• [Exercise prompt]: The exercise asks you to copy every line below in which "this" appears.

• [Dataset extract]:
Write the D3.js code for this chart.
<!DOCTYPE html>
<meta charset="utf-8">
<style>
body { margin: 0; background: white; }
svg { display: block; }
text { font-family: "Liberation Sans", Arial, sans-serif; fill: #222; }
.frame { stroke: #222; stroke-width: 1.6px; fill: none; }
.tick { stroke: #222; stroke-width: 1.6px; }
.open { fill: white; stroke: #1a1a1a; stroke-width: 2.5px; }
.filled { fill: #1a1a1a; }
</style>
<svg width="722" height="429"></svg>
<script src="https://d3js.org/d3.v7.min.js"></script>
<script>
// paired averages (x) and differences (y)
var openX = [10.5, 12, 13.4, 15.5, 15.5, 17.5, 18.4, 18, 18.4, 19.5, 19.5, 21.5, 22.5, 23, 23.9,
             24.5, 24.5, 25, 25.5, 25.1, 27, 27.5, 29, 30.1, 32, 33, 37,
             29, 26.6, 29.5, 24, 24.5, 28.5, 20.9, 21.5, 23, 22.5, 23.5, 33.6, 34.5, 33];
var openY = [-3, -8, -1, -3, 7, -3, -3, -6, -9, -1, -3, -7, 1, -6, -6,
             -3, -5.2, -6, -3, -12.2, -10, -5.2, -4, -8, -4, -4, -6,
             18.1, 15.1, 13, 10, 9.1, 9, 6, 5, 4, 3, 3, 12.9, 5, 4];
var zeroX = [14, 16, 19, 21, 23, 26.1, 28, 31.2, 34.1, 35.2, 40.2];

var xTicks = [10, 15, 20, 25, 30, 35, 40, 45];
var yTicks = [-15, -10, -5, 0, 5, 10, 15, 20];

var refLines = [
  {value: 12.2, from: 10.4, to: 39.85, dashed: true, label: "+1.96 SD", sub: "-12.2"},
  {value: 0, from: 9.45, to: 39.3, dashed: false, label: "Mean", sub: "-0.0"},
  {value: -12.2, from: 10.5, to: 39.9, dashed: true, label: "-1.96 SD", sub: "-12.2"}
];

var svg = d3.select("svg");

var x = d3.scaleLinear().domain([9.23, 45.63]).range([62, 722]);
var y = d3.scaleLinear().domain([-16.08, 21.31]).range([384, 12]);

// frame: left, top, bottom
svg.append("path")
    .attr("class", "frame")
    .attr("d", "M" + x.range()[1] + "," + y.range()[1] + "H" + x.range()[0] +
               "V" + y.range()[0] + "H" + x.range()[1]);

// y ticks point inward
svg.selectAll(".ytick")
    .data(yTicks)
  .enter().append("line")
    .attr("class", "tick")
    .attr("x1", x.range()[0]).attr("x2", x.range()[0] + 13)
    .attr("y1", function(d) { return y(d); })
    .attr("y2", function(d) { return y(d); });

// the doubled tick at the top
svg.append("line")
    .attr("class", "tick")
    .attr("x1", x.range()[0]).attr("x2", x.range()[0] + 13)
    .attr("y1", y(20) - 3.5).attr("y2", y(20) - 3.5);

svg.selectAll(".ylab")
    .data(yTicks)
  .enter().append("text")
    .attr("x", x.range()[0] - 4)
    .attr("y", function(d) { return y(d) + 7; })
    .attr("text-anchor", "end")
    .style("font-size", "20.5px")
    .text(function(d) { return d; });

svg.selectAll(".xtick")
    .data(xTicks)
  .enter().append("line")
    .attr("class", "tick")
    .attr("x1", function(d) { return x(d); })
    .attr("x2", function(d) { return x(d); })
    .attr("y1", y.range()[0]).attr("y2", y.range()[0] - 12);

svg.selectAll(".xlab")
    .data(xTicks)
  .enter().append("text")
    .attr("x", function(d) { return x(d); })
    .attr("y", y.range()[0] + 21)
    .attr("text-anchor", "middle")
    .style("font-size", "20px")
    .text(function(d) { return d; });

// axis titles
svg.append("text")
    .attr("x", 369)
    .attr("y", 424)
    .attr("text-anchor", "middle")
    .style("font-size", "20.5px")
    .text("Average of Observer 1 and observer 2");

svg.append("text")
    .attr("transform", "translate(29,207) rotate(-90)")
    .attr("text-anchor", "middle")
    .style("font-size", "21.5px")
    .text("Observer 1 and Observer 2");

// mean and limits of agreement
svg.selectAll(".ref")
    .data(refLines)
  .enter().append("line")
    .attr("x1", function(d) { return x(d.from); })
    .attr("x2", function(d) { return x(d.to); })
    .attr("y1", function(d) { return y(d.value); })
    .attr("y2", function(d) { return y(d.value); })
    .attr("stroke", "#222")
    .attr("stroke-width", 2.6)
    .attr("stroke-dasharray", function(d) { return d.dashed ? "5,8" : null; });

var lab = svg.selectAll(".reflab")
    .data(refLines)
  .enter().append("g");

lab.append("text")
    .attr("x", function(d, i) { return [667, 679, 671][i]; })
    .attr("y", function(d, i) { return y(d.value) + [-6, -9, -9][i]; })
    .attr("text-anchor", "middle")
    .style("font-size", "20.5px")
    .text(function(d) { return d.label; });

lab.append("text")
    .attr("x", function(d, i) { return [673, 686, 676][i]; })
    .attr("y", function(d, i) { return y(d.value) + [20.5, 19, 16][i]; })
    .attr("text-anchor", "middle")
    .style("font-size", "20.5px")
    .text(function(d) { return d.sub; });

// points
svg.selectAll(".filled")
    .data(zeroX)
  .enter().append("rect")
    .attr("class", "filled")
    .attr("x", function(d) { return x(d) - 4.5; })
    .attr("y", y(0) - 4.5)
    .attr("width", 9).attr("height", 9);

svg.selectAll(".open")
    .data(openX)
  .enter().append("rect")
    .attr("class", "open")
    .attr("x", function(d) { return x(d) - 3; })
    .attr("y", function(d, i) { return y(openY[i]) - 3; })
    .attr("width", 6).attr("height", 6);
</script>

==

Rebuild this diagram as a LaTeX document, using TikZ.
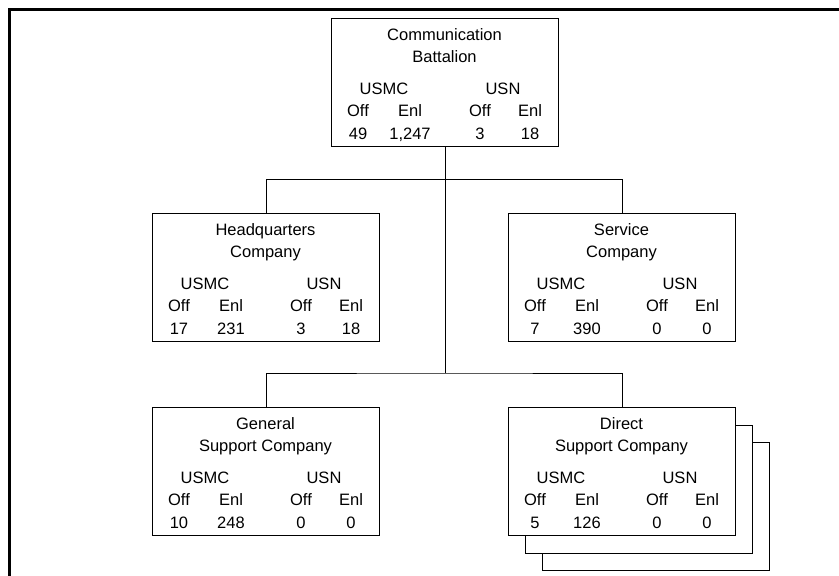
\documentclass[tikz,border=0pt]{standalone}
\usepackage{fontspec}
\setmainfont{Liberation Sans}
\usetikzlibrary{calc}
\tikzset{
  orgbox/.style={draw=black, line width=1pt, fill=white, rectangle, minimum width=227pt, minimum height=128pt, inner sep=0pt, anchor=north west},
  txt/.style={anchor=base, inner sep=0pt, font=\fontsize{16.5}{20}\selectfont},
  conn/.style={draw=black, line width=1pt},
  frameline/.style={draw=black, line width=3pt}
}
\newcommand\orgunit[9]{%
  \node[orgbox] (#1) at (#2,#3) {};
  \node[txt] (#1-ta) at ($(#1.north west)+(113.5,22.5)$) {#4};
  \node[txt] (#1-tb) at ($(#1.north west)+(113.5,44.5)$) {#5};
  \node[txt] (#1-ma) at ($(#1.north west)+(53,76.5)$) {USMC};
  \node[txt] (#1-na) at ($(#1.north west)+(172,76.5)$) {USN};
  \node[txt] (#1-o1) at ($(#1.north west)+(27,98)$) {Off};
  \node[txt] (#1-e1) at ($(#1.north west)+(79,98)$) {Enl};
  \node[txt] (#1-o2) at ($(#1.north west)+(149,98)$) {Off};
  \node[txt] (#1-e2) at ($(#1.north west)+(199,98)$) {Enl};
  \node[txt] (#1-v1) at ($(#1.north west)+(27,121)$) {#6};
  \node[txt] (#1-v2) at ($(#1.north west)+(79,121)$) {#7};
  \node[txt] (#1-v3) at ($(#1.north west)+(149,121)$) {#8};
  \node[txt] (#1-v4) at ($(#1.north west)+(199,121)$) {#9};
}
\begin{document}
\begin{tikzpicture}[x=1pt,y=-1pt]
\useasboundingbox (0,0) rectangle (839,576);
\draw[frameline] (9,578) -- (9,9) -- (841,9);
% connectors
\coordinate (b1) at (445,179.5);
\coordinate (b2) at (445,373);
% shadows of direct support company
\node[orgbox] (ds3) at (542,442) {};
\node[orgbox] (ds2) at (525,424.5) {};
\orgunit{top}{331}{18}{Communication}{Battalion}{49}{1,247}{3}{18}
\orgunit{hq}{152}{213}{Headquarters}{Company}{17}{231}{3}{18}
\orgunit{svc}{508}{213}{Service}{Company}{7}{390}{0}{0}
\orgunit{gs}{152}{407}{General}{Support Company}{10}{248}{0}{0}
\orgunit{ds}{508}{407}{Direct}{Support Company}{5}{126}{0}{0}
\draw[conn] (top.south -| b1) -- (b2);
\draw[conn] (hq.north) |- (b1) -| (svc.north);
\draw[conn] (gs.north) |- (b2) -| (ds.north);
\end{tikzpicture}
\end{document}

• [Finished exercise]:
Write the D3.js code for this chart.
Rebuild this diagram as a LaTeX document, using TikZ.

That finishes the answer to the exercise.